Request:
Identify the lines that contain the string "chart", then copy each of them.

Recorded information:

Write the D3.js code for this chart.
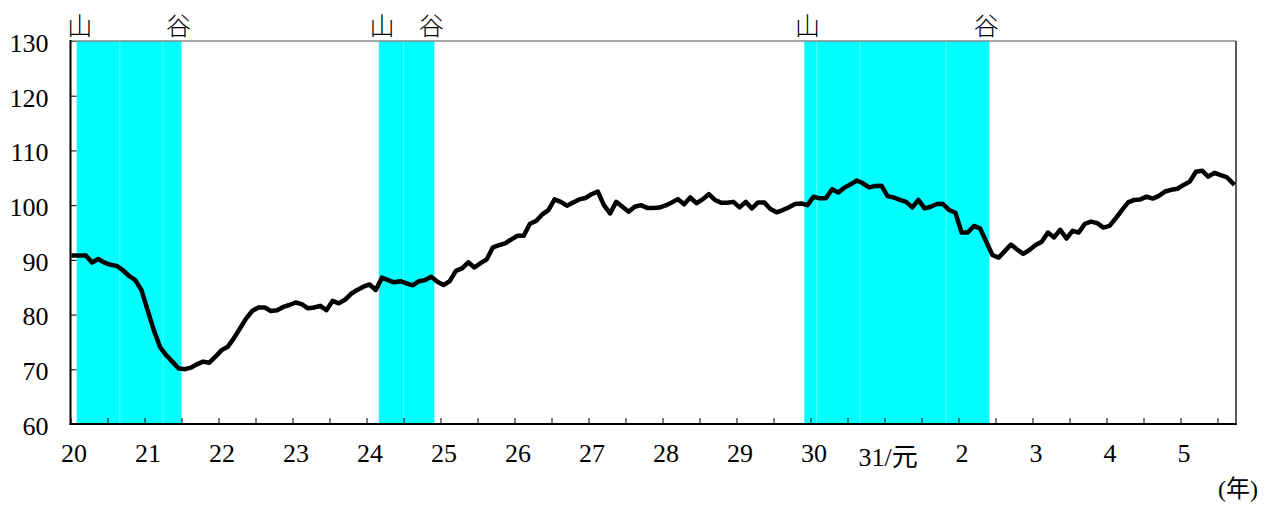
<!DOCTYPE html>
<html>
<head>
<meta charset="utf-8">
<script src="https://cdnjs.cloudflare.com/ajax/libs/d3/7.8.5/d3.min.js"></script>
<style>
  body { margin: 0; background: #fff; }
  .tick line { stroke: #000; }
  .serif { font-family: "Liberation Serif", serif; }
  .mixed { font-family: "Liberation Serif", "Noto Sans CJK JP", serif; }
  .cjk { font-family: "Noto Sans CJK JP", sans-serif; }
</style>
</head>
<body>
<div id="chart"></div>
<script>
// monthly index, 平成20年1月 (i = 0) .. 令和5年9月 (i = 188)
var values = [
  90.8, 90.8, 90.8, 89.5, 90.15, 89.5, 89.1, 88.9, 88.1, 87.05, 86.3, 84.5,
  80.8, 77.2, 74.1, 72.6, 71.4, 70.2, 70.0, 70.3, 70.9, 71.4, 71.2, 72.3,
  73.5, 74.1, 75.7, 77.5, 79.3, 80.7, 81.3, 81.3, 80.65, 80.8, 81.4, 81.75,
  82.2, 81.9, 81.15, 81.3, 81.6, 80.8, 82.5, 82.05, 82.7, 83.8, 84.5, 85.1,
  85.5, 84.5, 86.75, 86.3, 85.9, 86.1, 85.7, 85.35, 86.1, 86.3, 86.9, 86.0,
  85.4, 86.1, 88.0, 88.45, 89.55, 88.6, 89.4, 90.1, 92.3, 92.7, 93.0, 93.75,
  94.4, 94.4, 96.6, 97.1, 98.3, 99.1, 101.05, 100.6, 99.9, 100.5, 101.05, 101.3,
  102.0, 102.5, 100.0, 98.5, 100.6, 99.7, 98.8, 99.7, 100.0, 99.5, 99.5, 99.55,
  99.95, 100.5, 101.1, 100.15, 101.4, 100.35, 101.05, 102.0, 100.95, 100.45, 100.45, 100.6,
  99.6, 100.6, 99.4, 100.5, 100.5, 99.3, 98.7, 99.1, 99.6, 100.2, 100.3, 100.0,
  101.55, 101.25, 101.25, 102.9, 102.3, 103.2, 103.8, 104.5, 104.0, 103.25, 103.5, 103.55,
  101.65, 101.4, 100.95, 100.6, 99.6, 100.95, 99.4, 99.7, 100.2, 100.2, 99.1, 98.6,
  95.0, 95.0, 96.2, 95.75, 93.3, 90.9, 90.4, 91.6, 92.8, 91.9, 91.1, 91.8,
  92.7, 93.3, 95.0, 94.1, 95.5, 93.9, 95.3, 95.0, 96.6, 97.0, 96.7, 95.9,
  96.2, 97.6, 99.1, 100.5, 100.95, 101.05, 101.55, 101.2, 101.7, 102.5, 102.8, 103.0,
  103.7, 104.3, 106.1, 106.3, 105.2, 105.9, 105.5, 105.1, 104.0
];

var yearLabels = ["20", "21", "22", "23", "24", "25", "26", "27", "28", "29",
                  "30", "31/元", "2", "3", "4", "5"];
var yearMonths = [0, 12, 24, 36, 48, 60, 72, 84, 96, 108, 120, 132, 144, 156, 168, 180];
var halfYearTicks = [-0.5, 5.5, 11.5, 17.5, 23.5, 29.5, 35.5, 41.5, 47.5, 53.5, 59.5, 65.5,
                     71.5, 77.5, 83.5, 89.5, 95.5, 101.5, 107.5, 113.5, 119.5, 125.5, 131.5,
                     137.5, 143.5, 149.5, 155.5, 161.5, 167.5, 173.5, 179.5, 185.5];
var yTicks = [60, 70, 80, 90, 100, 110, 120, 130];

// 景気の山・谷 (month index)
var peaks = [1, 50, 119];
var troughs = [17, 58, 148];
// faint seams inside the shaded areas
var seams = [7.5, 14.5, 53.5, 120.5, 127.5, 141.5];

var W = 1269, H = 506;
var margin = {top: 41, right: 33, bottom: 82, left: 70.5};

var svg = d3.select("#chart").append("svg")
    .attr("width", W)
    .attr("height", H);

var x = d3.scaleLinear().domain([-0.5, values.length - 0.5]).range([margin.left, W - margin.right]);
var y = d3.scaleLinear().domain([60, 130]).range([H - margin.bottom, margin.top]);

// shaded recession periods
svg.selectAll(".shade")
    .data(peaks)
    .enter().append("rect")
    .attr("class", "shade")
    .attr("x", function(d){ return x(d - 0.5); })
    .attr("y", y(130))
    .attr("width", function(d, i){ return x(troughs[i] + 0.5) - x(d - 0.5); })
    .attr("height", y(60) - y(130))
    .attr("fill", "#00ffff");

svg.selectAll(".seam")
    .data(seams)
    .enter().append("line")
    .attr("class", "seam")
    .attr("x1", function(d){ return x(d); })
    .attr("x2", function(d){ return x(d); })
    .attr("y1", y(130))
    .attr("y2", y(60))
    .attr("stroke", "#fff")
    .attr("stroke-opacity", 0.35)
    .attr("stroke-width", 1);

// 山 / 谷 labels
svg.selectAll(".peak-label")
    .data(peaks)
    .enter().append("text")
    .attr("class", "cjk")
    .attr("x", function(d){ return x(d); })
    .attr("y", 35)
    .attr("text-anchor", "middle")
    .style("font-size", "25px")
    .style("font-weight", 300)
    .text("山");

svg.selectAll(".trough-label")
    .data(troughs)
    .enter().append("text")
    .attr("class", "cjk")
    .attr("x", function(d){ return x(d); })
    .attr("y", 35)
    .attr("text-anchor", "middle")
    .style("font-size", "25px")
    .style("font-weight", 300)
    .text("谷");

// axes
var yAxis = svg.append("g")
    .attr("transform", "translate(" + margin.left + ",0)")
    .call(d3.axisLeft(y).tickValues(yTicks).tickSize(-6).tickPadding(22));
yAxis.select(".domain").remove();
yAxis.attr("font-family", null).attr("font-size", null);
yAxis.selectAll("text")
    .attr("class", "serif")
    .style("font-size", "26px")
    .attr("fill", "#000")
    .attr("dy", "0.4em");

var xTicks = svg.append("g")
    .attr("transform", "translate(0," + y(60) + ")")
    .call(d3.axisBottom(x).tickValues(halfYearTicks).tickSize(-6).tickFormat(""));
xTicks.select(".domain").remove();

var xLabels = svg.append("g")
    .attr("transform", "translate(0," + y(60) + ")")
    .call(d3.axisBottom(x).tickValues(yearMonths).tickSize(0).tickPadding(20)
        .tickFormat(function(d, i){ return yearLabels[i]; }));
xLabels.select(".domain").remove();
xLabels.attr("font-family", null).attr("font-size", null);
xLabels.selectAll("text")
    .attr("class", "mixed")
    .style("font-size", "26px")
    .attr("fill", "#000")
    .attr("dy", function(d, i){ return yearLabels[i].length > 2 ? "0.86em" : "0.71em"; });

// frame
svg.append("line")
    .attr("x1", x.range()[0]).attr("x2", x.range()[1])
    .attr("y1", y(130)).attr("y2", y(130))
    .attr("stroke", "#888").attr("stroke-width", 1.6);
svg.append("line")
    .attr("x1", x.range()[1]).attr("x2", x.range()[1])
    .attr("y1", y(130)).attr("y2", y(60))
    .attr("stroke", "#333").attr("stroke-width", 1.6);

// index line
var line = d3.line()
    .x(function(d, i){ return x(i); })
    .y(function(d){ return y(d); });

svg.append("path")
    .datum(values)
    .attr("d", line)
    .attr("fill", "none")
    .attr("stroke", "#000")
    .attr("stroke-width", 4.5)
    .attr("stroke-linejoin", "round")
    .attr("stroke-linecap", "square");

svg.append("line")
    .attr("x1", x.range()[0]).attr("x2", x.range()[0])
    .attr("y1", y(130) - 1).attr("y2", y(60) + 1)
    .attr("stroke", "#000").attr("stroke-width", 2);
svg.append("line")
    .attr("x1", x.range()[0] - 1).attr("x2", x.range()[1] + 1)
    .attr("y1", y(60)).attr("y2", y(60))
    .attr("stroke", "#000").attr("stroke-width", 2);

svg.append("text")
    .attr("class", "mixed")
    .attr("x", 1258)
    .attr("y", 497)
    .attr("text-anchor", "end")
    .style("font-size", "24px")
    .text("(年)");
</script>
</body>
</html>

Completed task:
Write the D3.js code for this chart.
<div id="chart"></div>
var svg = d3.select("#chart").append("svg")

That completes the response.